Sen. Inhofe: That’s true, and that’s for President, but back when he was running in ’04 for the Senate for the first time, they gave him three times as much contributions as they gave my campaign, which you know wasn’t even solicited.  There’s such a misunderstanding on this.  You get, right now, we have such a huge amount of resources we can spend, and all these cap-and-traders are trying to take away our ability to run this machine called America.  And a handful of oil companies are with them, and they’re the ones that can benefit from this.  Certainly, at the top of that list is BP.  So, I don’t know, I might find a difference with you for the first time on this – I don’t know what he did as far as a shakedown’s concerned, I want to make sure BP pays for the damages they incurred.   I think we’re finding out, and I’m kind of surprised at this, that there were some shortcuts taken that the other companies now, the other four of the five big companies, testified that they did not follow the same practices, and it would have precluded this from happening.  That is yet to be seen. 

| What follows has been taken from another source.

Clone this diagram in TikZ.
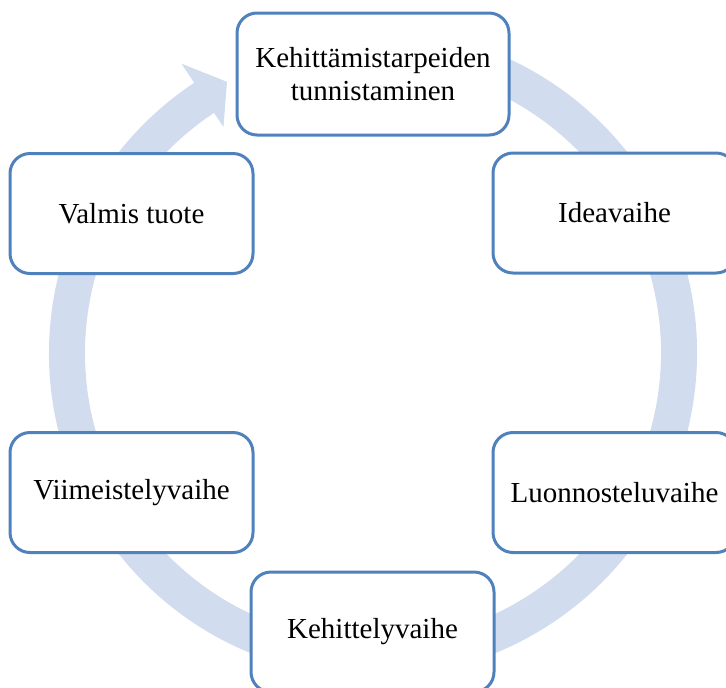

Fischer: Well, and I think Halliburton was one of the ones.  I guess there are these things called centralizers that they use to stabilize the well pipe, and Halliburton was recommending that BP use twenty-one of those, and BP says no we can do it with six. 

Sen. Inhofe: That’s what I heard.

Fischer: And that was one of the contributing factors to the explosion.  So Halliburton is the good guy in all of this, but you don’t hear about that in the mainstream media. 

Sen. Inhofe: No, you wouldn’t hear that from this administration. 

Fischer: No, you certainly won’t.

Sen. Inhofe: This thing is horrible down there.  The main concern I have is that I knew…well, twenty years ago I went up to Exxon Valdez right after that happened, and up there the far left environmentalists were celebrating, they were cheering, they were popping the corks.  And I said what in the world are you doing?  And they said, well we are going to parlay this into stopping production on the North Slope.  I said, wait a minute, this is not a production accident, this is a transportation accident.  And if you stop our ability to provide…to develop our own resources that means we are going to have to transport more, and something like this could be greater to happen.  They said we don’t care, we just want to stop them from drilling oil everywhere.  And that’s the same thing that I see going on in the Gulf today.  Can you draw, can anyone listening to us right now…if you can you call my office and tell me because I don’t believe it’s true, that there’s any relationship between the tragedy in the Gulf and promoting a cap-and-trade type of legislation.  Well, there is none.